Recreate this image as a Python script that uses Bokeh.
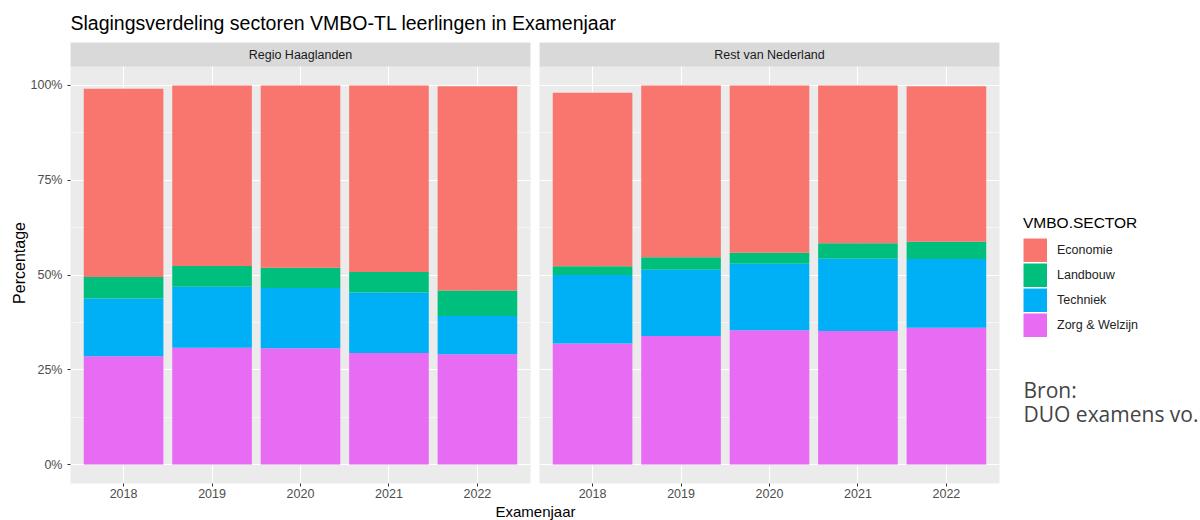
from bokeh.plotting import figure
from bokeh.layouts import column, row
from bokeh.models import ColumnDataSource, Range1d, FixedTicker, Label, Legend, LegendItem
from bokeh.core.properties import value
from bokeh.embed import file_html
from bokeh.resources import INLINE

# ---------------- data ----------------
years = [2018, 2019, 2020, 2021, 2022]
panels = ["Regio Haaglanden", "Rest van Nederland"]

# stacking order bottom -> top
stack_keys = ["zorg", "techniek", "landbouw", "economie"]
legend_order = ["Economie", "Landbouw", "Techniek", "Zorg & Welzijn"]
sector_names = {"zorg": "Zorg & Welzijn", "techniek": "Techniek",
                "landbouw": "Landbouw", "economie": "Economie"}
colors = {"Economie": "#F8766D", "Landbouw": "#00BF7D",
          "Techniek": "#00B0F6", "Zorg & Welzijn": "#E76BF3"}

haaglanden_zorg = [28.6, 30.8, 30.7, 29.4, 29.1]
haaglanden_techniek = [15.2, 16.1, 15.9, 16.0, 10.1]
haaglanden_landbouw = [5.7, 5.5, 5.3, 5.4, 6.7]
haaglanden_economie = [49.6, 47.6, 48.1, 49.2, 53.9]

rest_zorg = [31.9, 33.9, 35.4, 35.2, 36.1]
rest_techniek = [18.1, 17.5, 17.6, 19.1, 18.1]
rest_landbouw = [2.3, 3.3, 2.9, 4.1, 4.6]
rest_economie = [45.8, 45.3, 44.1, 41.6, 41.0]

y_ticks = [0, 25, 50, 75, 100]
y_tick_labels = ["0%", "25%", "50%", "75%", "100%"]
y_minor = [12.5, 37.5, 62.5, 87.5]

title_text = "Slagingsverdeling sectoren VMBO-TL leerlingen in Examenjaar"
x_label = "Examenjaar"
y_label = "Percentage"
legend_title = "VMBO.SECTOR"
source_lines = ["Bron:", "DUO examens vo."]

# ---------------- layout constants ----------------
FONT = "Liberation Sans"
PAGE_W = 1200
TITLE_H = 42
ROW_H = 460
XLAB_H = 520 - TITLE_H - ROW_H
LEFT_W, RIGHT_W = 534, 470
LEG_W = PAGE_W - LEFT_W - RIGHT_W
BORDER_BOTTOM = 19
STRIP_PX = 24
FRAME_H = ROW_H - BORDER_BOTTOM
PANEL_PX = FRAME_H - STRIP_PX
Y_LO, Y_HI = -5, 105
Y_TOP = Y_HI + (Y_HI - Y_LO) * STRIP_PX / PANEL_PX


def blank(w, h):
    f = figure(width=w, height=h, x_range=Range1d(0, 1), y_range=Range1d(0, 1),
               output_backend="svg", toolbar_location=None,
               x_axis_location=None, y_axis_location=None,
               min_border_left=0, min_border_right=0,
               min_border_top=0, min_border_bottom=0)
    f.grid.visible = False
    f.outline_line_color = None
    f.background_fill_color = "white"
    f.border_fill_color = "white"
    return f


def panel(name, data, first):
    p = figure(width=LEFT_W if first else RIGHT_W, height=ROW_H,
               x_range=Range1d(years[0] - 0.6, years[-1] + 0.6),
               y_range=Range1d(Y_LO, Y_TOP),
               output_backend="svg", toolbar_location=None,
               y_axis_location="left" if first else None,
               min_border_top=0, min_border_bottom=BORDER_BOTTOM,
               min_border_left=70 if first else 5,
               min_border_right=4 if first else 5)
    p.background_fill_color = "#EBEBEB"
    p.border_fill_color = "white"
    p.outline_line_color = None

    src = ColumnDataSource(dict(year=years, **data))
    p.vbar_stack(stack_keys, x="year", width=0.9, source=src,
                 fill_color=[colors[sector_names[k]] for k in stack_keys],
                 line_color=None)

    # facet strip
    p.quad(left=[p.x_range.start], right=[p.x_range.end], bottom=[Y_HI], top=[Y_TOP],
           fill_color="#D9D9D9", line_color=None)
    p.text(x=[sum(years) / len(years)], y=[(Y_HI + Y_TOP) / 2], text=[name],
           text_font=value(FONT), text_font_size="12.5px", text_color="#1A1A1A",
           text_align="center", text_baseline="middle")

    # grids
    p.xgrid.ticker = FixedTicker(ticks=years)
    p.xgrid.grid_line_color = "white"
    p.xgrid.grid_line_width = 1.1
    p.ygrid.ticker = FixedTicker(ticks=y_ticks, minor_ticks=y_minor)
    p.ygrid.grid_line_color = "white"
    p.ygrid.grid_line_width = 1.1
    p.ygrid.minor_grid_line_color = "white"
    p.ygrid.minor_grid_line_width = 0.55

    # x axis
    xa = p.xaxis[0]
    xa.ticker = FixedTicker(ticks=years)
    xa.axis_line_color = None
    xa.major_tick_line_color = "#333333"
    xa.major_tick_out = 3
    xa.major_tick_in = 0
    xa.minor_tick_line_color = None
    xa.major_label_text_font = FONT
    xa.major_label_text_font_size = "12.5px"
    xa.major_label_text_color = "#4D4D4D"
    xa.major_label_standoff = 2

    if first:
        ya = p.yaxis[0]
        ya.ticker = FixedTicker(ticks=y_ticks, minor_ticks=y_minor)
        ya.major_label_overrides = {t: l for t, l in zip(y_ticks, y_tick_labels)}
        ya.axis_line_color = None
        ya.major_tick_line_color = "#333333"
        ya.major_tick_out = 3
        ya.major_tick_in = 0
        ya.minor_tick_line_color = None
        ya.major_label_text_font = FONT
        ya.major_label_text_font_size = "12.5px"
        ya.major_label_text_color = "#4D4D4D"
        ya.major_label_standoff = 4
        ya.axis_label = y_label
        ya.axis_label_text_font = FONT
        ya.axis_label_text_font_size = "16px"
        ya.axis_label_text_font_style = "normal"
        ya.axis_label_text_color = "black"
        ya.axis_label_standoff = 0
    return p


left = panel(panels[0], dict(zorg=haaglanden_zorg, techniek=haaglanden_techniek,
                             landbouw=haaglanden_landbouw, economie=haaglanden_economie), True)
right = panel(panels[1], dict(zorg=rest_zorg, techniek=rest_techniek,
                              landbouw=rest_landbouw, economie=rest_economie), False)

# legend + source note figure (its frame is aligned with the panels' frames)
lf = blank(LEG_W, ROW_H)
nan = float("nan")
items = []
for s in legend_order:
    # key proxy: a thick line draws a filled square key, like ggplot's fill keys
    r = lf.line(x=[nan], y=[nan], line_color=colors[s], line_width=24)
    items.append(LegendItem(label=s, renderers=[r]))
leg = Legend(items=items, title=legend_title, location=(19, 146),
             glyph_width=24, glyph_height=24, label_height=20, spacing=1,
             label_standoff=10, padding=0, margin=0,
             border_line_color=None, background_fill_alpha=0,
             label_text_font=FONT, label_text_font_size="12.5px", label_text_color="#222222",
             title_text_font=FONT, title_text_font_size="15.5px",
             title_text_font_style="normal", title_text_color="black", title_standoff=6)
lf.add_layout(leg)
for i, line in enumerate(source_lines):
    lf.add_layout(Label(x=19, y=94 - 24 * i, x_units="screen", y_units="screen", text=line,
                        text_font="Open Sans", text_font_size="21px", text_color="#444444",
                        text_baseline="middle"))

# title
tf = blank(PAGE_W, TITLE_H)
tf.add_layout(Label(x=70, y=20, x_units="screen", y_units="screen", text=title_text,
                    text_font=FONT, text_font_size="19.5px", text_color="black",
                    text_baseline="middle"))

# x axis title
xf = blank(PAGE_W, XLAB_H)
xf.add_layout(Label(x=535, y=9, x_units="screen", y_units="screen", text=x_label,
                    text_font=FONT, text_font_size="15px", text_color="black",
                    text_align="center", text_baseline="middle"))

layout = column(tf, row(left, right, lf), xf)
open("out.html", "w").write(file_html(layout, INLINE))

★ ★ ★ ★ ★ ★ ★

*PROBLEM TO WORK ON*:
Make an exact copy of the data above, pictures excluded.

*WRITTEN RESPONSE*:
Recreate this image as a Python script that uses Bokeh.
from bokeh.plotting import figure
from bokeh.layouts import column, row
from bokeh.models import ColumnDataSource, Range1d, FixedTicker, Label, Legend, LegendItem
from bokeh.core.properties import value
from bokeh.embed import file_html
from bokeh.resources import INLINE

# ---------------- data ----------------
years = [2018, 2019, 2020, 2021, 2022]
panels = ["Regio Haaglanden", "Rest van Nederland"]

# stacking order bottom -> top
stack_keys = ["zorg", "techniek", "landbouw", "economie"]
legend_order = ["Economie", "Landbouw", "Techniek", "Zorg & Welzijn"]
sector_names = {"zorg": "Zorg & Welzijn", "techniek": "Techniek",
                "landbouw": "Landbouw", "economie": "Economie"}
colors = {"Economie": "#F8766D", "Landbouw": "#00BF7D",
          "Techniek": "#00B0F6", "Zorg & Welzijn": "#E76BF3"}

haaglanden_zorg = [28.6, 30.8, 30.7, 29.4, 29.1]
haaglanden_techniek = [15.2, 16.1, 15.9, 16.0, 10.1]
haaglanden_landbouw = [5.7, 5.5, 5.3, 5.4, 6.7]
haaglanden_economie = [49.6, 47.6, 48.1, 49.2, 53.9]

rest_zorg = [31.9, 33.9, 35.4, 35.2, 36.1]
rest_techniek = [18.1, 17.5, 17.6, 19.1, 18.1]
rest_landbouw = [2.3, 3.3, 2.9, 4.1, 4.6]
rest_economie = [45.8, 45.3, 44.1, 41.6, 41.0]

y_ticks = [0, 25, 50, 75, 100]
y_tick_labels = ["0%", "25%", "50%", "75%", "100%"]
y_minor = [12.5, 37.5, 62.5, 87.5]

title_text = "Slagingsverdeling sectoren VMBO-TL leerlingen in Examenjaar"
x_label = "Examenjaar"
y_label = "Percentage"
legend_title = "VMBO.SECTOR"
source_lines = ["Bron:", "DUO examens vo."]

# ---------------- layout constants ----------------
FONT = "Liberation Sans"
PAGE_W = 1200
TITLE_H = 42
ROW_H = 460
XLAB_H = 520 - TITLE_H - ROW_H
LEFT_W, RIGHT_W = 534, 470
LEG_W = PAGE_W - LEFT_W - RIGHT_W
BORDER_BOTTOM = 19
STRIP_PX = 24
FRAME_H = ROW_H - BORDER_BOTTOM
PANEL_PX = FRAME_H - STRIP_PX
Y_LO, Y_HI = -5, 105
Y_TOP = Y_HI + (Y_HI - Y_LO) * STRIP_PX / PANEL_PX


def blank(w, h):
    f = figure(width=w, height=h, x_range=Range1d(0, 1), y_range=Range1d(0, 1),
               output_backend="svg", toolbar_location=None,
               x_axis_location=None, y_axis_location=None,
               min_border_left=0, min_border_right=0,
               min_border_top=0, min_border_bottom=0)
    f.grid.visible = False
    f.outline_line_color = None
    f.background_fill_color = "white"
    f.border_fill_color = "white"
    return f


def panel(name, data, first):
    p = figure(width=LEFT_W if first else RIGHT_W, height=ROW_H,
               x_range=Range1d(years[0] - 0.6, years[-1] + 0.6),
               y_range=Range1d(Y_LO, Y_TOP),
               output_backend="svg", toolbar_location=None,
               y_axis_location="left" if first else None,
               min_border_top=0, min_border_bottom=BORDER_BOTTOM,
               min_border_left=70 if first else 5,
               min_border_right=4 if first else 5)
    p.background_fill_color = "#EBEBEB"
    p.border_fill_color = "white"
    p.outline_line_color = None

    src = ColumnDataSource(dict(year=years, **data))
    p.vbar_stack(stack_keys, x="year", width=0.9, source=src,
                 fill_color=[colors[sector_names[k]] for k in stack_keys],
                 line_color=None)

    # facet strip
    p.quad(left=[p.x_range.start], right=[p.x_range.end], bottom=[Y_HI], top=[Y_TOP],
           fill_color="#D9D9D9", line_color=None)
    p.text(x=[sum(years) / len(years)], y=[(Y_HI + Y_TOP) / 2], text=[name],
           text_font=value(FONT), text_font_size="12.5px", text_color="#1A1A1A",
           text_align="center", text_baseline="middle")

    # grids
    p.xgrid.ticker = FixedTicker(ticks=years)
    p.xgrid.grid_line_color = "white"
    p.xgrid.grid_line_width = 1.1
    p.ygrid.ticker = FixedTicker(ticks=y_ticks, minor_ticks=y_minor)
    p.ygrid.grid_line_color = "white"
    p.ygrid.grid_line_width = 1.1
    p.ygrid.minor_grid_line_color = "white"
    p.ygrid.minor_grid_line_width = 0.55

    # x axis
    xa = p.xaxis[0]
    xa.ticker = FixedTicker(ticks=years)
    xa.axis_line_color = None
    xa.major_tick_line_color = "#333333"
    xa.major_tick_out = 3
    xa.major_tick_in = 0
    xa.minor_tick_line_color = None
    xa.major_label_text_font = FONT
    xa.major_label_text_font_size = "12.5px"
    xa.major_label_text_color = "#4D4D4D"
    xa.major_label_standoff = 2

    if first:
        ya = p.yaxis[0]
        ya.ticker = FixedTicker(ticks=y_ticks, minor_ticks=y_minor)
        ya.major_label_overrides = {t: l for t, l in zip(y_ticks, y_tick_labels)}
        ya.axis_line_color = None
        ya.major_tick_line_color = "#333333"
        ya.major_tick_out = 3
        ya.major_tick_in = 0
        ya.minor_tick_line_color = None
        ya.major_label_text_font = FONT
        ya.major_label_text_font_size = "12.5px"
        ya.major_label_text_color = "#4D4D4D"
        ya.major_label_standoff = 4
        ya.axis_label = y_label
        ya.axis_label_text_font = FONT
        ya.axis_label_text_font_size = "16px"
        ya.axis_label_text_font_style = "normal"
        ya.axis_label_text_color = "black"
        ya.axis_label_standoff = 0
    return p


left = panel(panels[0], dict(zorg=haaglanden_zorg, techniek=haaglanden_techniek,
                             landbouw=haaglanden_landbouw, economie=haaglanden_economie), True)
right = panel(panels[1], dict(zorg=rest_zorg, techniek=rest_techniek,
                              landbouw=rest_landbouw, economie=rest_economie), False)

# legend + source note figure (its frame is aligned with the panels' frames)
lf = blank(LEG_W, ROW_H)
nan = float("nan")
items = []
for s in legend_order:
    # key proxy: a thick line draws a filled square key, like ggplot's fill keys
    r = lf.line(x=[nan], y=[nan], line_color=colors[s], line_width=24)
    items.append(LegendItem(label=s, renderers=[r]))
leg = Legend(items=items, title=legend_title, location=(19, 146),
             glyph_width=24, glyph_height=24, label_height=20, spacing=1,
             label_standoff=10, padding=0, margin=0,
             border_line_color=None, background_fill_alpha=0,
             label_text_font=FONT, label_text_font_size="12.5px", label_text_color="#222222",
             title_text_font=FONT, title_text_font_size="15.5px",
             title_text_font_style="normal", title_text_color="black", title_standoff=6)
lf.add_layout(leg)
for i, line in enumerate(source_lines):
    lf.add_layout(Label(x=19, y=94 - 24 * i, x_units="screen", y_units="screen", text=line,
                        text_font="Open Sans", text_font_size="21px", text_color="#444444",
                        text_baseline="middle"))

# title
tf = blank(PAGE_W, TITLE_H)
tf.add_layout(Label(x=70, y=20, x_units="screen", y_units="screen", text=title_text,
                    text_font=FONT, text_font_size="19.5px", text_color="black",
                    text_baseline="middle"))

# x axis title
xf = blank(PAGE_W, XLAB_H)
xf.add_layout(Label(x=535, y=9, x_units="screen", y_units="screen", text=x_label,
                    text_font=FONT, text_font_size="15px", text_color="black",
                    text_align="center", text_baseline="middle"))

layout = column(tf, row(left, right, lf), xf)
open("out.html", "w").write(file_html(layout, INLINE))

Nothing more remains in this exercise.